* What is needed: Retype, word for word, the lines from the first line of the entries through the line that holds "const legendY = 105.5;"; leave out the pictures.

* Provided entries:
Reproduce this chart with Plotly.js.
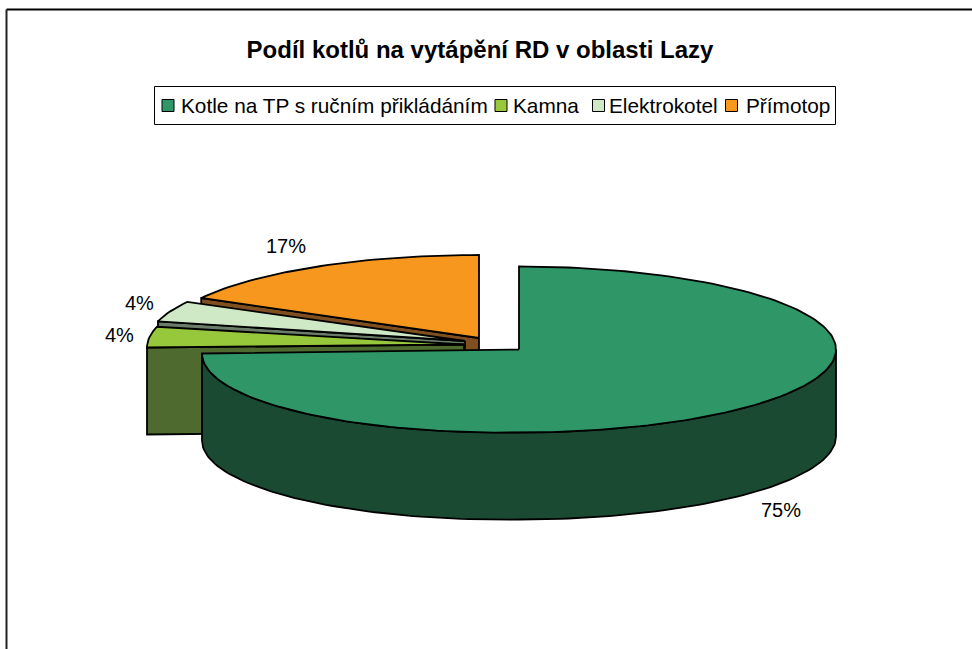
<!DOCTYPE html>
<html>
<head>
<meta charset="utf-8">
<script src="https://cdn.plot.ly/plotly-3.0.1.min.js"></script>
<style>html,body{margin:0;padding:0;background:#fff}</style>
</head>
<body>
<div id="chart" style="width:972px;height:649px"></div>
<script>
// Data
const categories = ['Kotle na TP s ručním přikládáním', 'Kamna', 'Elektrokotel', 'Přímotop'];
const shares = [75, 4, 4, 17];
const chartTitle = 'Podíl kotlů na vytápění RD v oblasti Lazy';
const topColors = ['#2F9767', '#97C83C', '#CFE8C6', '#F7971E'];
const wallColors = ['#1B4A33', '#4F6A2E', '#6A7D68', '#7F4F20'];

// Projection of the tilted pie
const rx = 317, ry = 83, depth = 87;
const tilts = [4 / 317, 3 / 317, 1 / 317, 0];
const apexes = [[519, 349.5], [464, 344.5], [465, 341], [479, 338]];
const labelAnchors = [[781, 510], [119, 335], [139, 303], [286, 246]];
const legendSwatchX = [168, 501, 598.5, 731.5];
const legendTextX = [180, 512, 608, 745];
const legendY = 105.5;

const total = shares.reduce((a, b) => a + b, 0);
function project(i, deg) {
  const t = deg * Math.PI / 180;
  const dx = rx * Math.sin(t);
  return [apexes[i][0] + dx, apexes[i][1] - ry * Math.cos(t) - tilts[i] * Math.min(dx, 0)];
}
function arc(i, from, to) {
  const pts = [];
  const n = Math.max(2, Math.ceil(Math.abs(to - from) / 1.5));
  for (let k = 0; k <= n; k++) pts.push(project(i, from + (to - from) * k / n));
  return pts;
}
function poly(pts, fill) {
  return {
    type: 'scatter', mode: 'lines', fill: 'toself', fillcolor: fill,
    x: pts.map(p => p[0]), y: pts.map(p => p[1]),
    line: {color: '#000', width: 1.8},
    showlegend: false, hoverinfo: 'skip'
  };
}

// slice angles: clockwise from 12 o'clock, first category first
let running = 0;
const spans = shares.map(v => {
  const s = [running, running + v / total * 360];
  running = s[1];
  return s;
});

const traces = [];
// paint from the back slice to the front slice
[3, 2, 1, 0].forEach(i => {
  const [from, to] = spans[i];
  const apex = apexes[i];
  const down = p => [p[0], p[1] + depth];
  if (i !== 0) {
    // cut face towards the viewer (start of the slice)
    const start = project(i, from);
    traces.push(poly([apex, start, down(start), down(apex), apex], wallColors[i]));
  } else {
    // rim facing the viewer runs from the 3 o'clock point to the 9 o'clock point
    const rim = arc(i, 90, 270);
    traces.push(poly(rim.concat(rim.slice().reverse().map(down)).concat([rim[0]]), wallColors[i]));
  }
  traces.push(poly([apex].concat(arc(i, from, to)).concat([apex]), topColors[i]));
});

// legend swatches
traces.push({
  type: 'scatter', mode: 'markers', x: legendSwatchX, y: categories.map(() => legendY),
  marker: {symbol: 'square', size: 12, color: topColors, line: {color: '#000', width: 1}},
  text: categories, showlegend: false, hoverinfo: 'skip'
});

const baseFont = 'Liberation Sans, Arial, sans-serif';
const layout = {
  width: 972, height: 649,
  margin: {l: 0, r: 0, t: 0, b: 0},
  paper_bgcolor: '#fff', plot_bgcolor: '#fff',
  font: {family: baseFont, color: '#000'},
  title: {
    text: '<b>' + chartTitle + '</b>',
    font: {family: baseFont, size: 24, color: '#000'},
    x: 480 / 972, xanchor: 'center', y: 1 - 50 / 649, yanchor: 'middle'
  },
  xaxis: {range: [0, 972], visible: false, fixedrange: true},
  yaxis: {range: [649, 0], visible: false, fixedrange: true},
  showlegend: false,
  shapes: [
    {type: 'line', xref: 'x', yref: 'y', x0: 6.5, y0: 9.5, x1: 972, y1: 9.5, line: {color: '#000', width: 2}},
    {type: 'line', xref: 'x', yref: 'y', x0: 6.5, y0: 9.5, x1: 6.5, y1: 649, line: {color: '#222', width: 2}},
    {type: 'rect', xref: 'x', yref: 'y', x0: 154.5, y0: 86.5, x1: 835.5, y1: 124.5, line: {color: '#000', width: 1}}
  ],
  annotations: shares.map((v, i) => ({
    text: v + '%', xref: 'x', yref: 'y', x: labelAnchors[i][0], y: labelAnchors[i][1],
    showarrow: false, xanchor: 'center', yanchor: 'middle',
    font: {family: baseFont, size: 20, color: '#000'}
  })).concat(categories.map((t, i) => ({
    text: t, xref: 'x', yref: 'y', x: legendTextX[i], y: legendY,
    showarrow: false, xanchor: 'left', yanchor: 'middle', xshift: -1,
    font: {family: baseFont, size: 20.8, color: '#000'}
  })))
};
Plotly.newPlot('chart', traces, layout, {displayModeBar: false, staticPlot: true});
</script>
</body>
</html>
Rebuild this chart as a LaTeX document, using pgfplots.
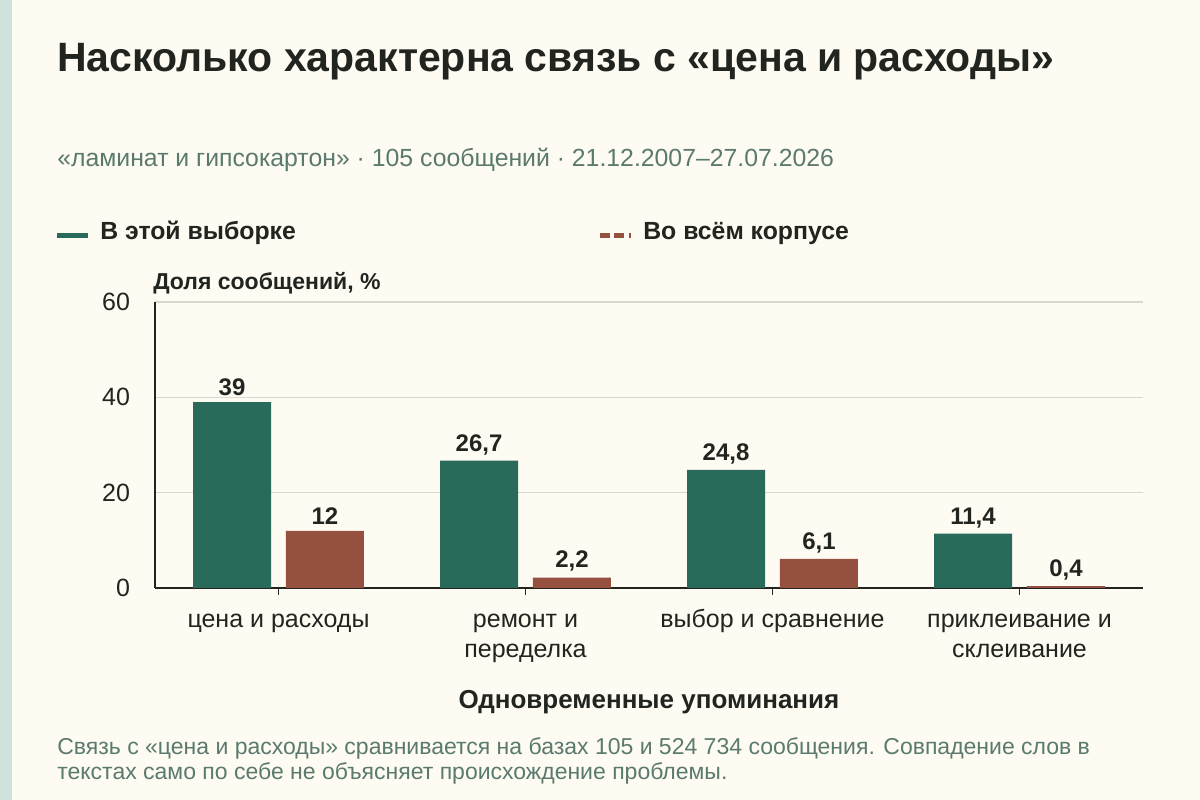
\documentclass[border=0pt]{standalone}
\usepackage{pgfplots}
\pgfplotsset{compat=1.18}
\usepackage{fontspec}
\setmainfont{Liberation Sans}

\definecolor{bgcol}{HTML}{FDFBF2}
\definecolor{stripcol}{HTML}{CFE3DC}
\definecolor{inkcol}{HTML}{222420}
\definecolor{subcol}{HTML}{5B7A6E}
\definecolor{greenbar}{HTML}{2A6A5A}
\definecolor{redbar}{HTML}{95503F}
\definecolor{gridcol}{HTML}{D8D8CE}

% sizes in pixels of the 1200x800 target (1px = 0.6pt)
\newcommand{\px}[2][1.2]{\pgfmathsetlengthmacro\fsz{#2*0.6pt}\pgfmathsetlengthmacro\lsz{#2*0.6pt*#1}\fontsize{\fsz}{\lsz}\selectfont}

\begin{document}
\begin{tikzpicture}[x=0.6pt,y=0.6pt]
\useasboundingbox (0,0) rectangle (1200,800);
\fill[bgcol] (0,0) rectangle (1200,800);
\fill[stripcol] (0,0) rectangle (12,800);
\coordinate (O) at (155,212);

% titles
\node[anchor=base west,inner sep=0,text=inkcol,font=\px{41}\bfseries] at (57,728) {Насколько характерна связь с «цена и расходы»};
\node[anchor=base west,inner sep=0,text=subcol,font=\px{24.8}] at (57,633) {«ламинат и гипсокартон» · 105 сообщений · 21.12.2007–27.07.2026};

% legend
\draw[greenbar,line width=3pt] (57,564) -- (88,564);
\node[anchor=base west,inner sep=0,text=inkcol,font=\px{24.8}\bfseries] at (100,560) {В этой выборке};
\draw[redbar,line width=3pt,dash pattern=on 6pt off 2.6pt] (600,564) -- (631,564);
\node[anchor=base west,inner sep=0,text=inkcol,font=\px{24.8}\bfseries] at (643,560) {Во всём корпусе};

% axis title
\node[anchor=base west,inner sep=0,text=inkcol,font=\px{23}\bfseries] at (153,510) {Доля сообщений, \%};

\begin{axis}[
  at={(O)}, anchor=south west,
  scale only axis, width=592.8pt, height=171.6pt,
  xmin=-0.5, xmax=3.5, ymin=0, ymax=60,
  axis lines*=left, axis line style={inkcol,line width=1.2pt},
  ytick={0,20,40,60}, ymajorgrids, grid style={gridcol,line width=0.7pt},
  xtick={0,1,2,3},
  xticklabels={\strut цена и расходы,{\strut ремонт и\\переделка},\strut выбор и сравнение,{\strut приклеивание и\\склеивание}},
  xticklabel style={align=center,font=\px[1.17]{25},text=inkcol,anchor=north,inner sep=0pt,yshift=-7.5pt},
  yticklabel style={font=\px{25},text=inkcol,anchor=east,inner sep=0pt,xshift=-10.8pt},
  /pgf/number format/assume math mode=true,
  major tick length=4pt,
  xtick style={inkcol,line width=0.6pt},
  ytick style={draw=none},
  tick align=outside,
  clip=false,
  ybar, bar width=0.316,
  nodes near coords={\pgfmathprintnumber[use comma,fixed,precision=1]{\pgfplotspointmeta}},
  every node near coord/.append style={font=\px{24}\bfseries,text=inkcol,yshift=0pt},
]
\addplot[draw=none,fill=greenbar,bar shift=-0.188] coordinates {(0,39) (1,26.7) (2,24.8) (3,11.4)};
\addplot[draw=none,fill=redbar,bar shift=0.188] coordinates {(0,12) (1,2.2) (2,6.1) (3,0.4)};
\end{axis}

% x axis title
\node[anchor=base,inner sep=0,text=inkcol,font=\px{26}\bfseries] at (649,91) {Одновременные упоминания};

% note
\node[anchor=base west,inner sep=0,text=subcol,font=\px{23}] at (57,45) {Связь с «цена и расходы» сравнивается на базах 105 и 524 734 сообщения. Совпадение слов в};
\node[anchor=base west,inner sep=0,text=subcol,font=\px{23}] at (57,20) {текстах само по себе не объясняет происхождение проблемы.};
\end{tikzpicture}
\end{document}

* Written response:
Reproduce this chart with Plotly.js.
<!DOCTYPE html>
<html>
<head>
<meta charset="utf-8">
<script src="https://cdn.plot.ly/plotly-3.0.1.min.js"></script>
<style>html,body{margin:0;padding:0;background:#fff}</style>
</head>
<body>
<div id="chart" style="width:972px;height:649px"></div>
<script>
// Data
const categories = ['Kotle na TP s ručním přikládáním', 'Kamna', 'Elektrokotel', 'Přímotop'];
const shares = [75, 4, 4, 17];
const chartTitle = 'Podíl kotlů na vytápění RD v oblasti Lazy';
const topColors = ['#2F9767', '#97C83C', '#CFE8C6', '#F7971E'];
const wallColors = ['#1B4A33', '#4F6A2E', '#6A7D68', '#7F4F20'];

// Projection of the tilted pie
const rx = 317, ry = 83, depth = 87;
const tilts = [4 / 317, 3 / 317, 1 / 317, 0];
const apexes = [[519, 349.5], [464, 344.5], [465, 341], [479, 338]];
const labelAnchors = [[781, 510], [119, 335], [139, 303], [286, 246]];
const legendSwatchX = [168, 501, 598.5, 731.5];
const legendTextX = [180, 512, 608, 745];
const legendY = 105.5;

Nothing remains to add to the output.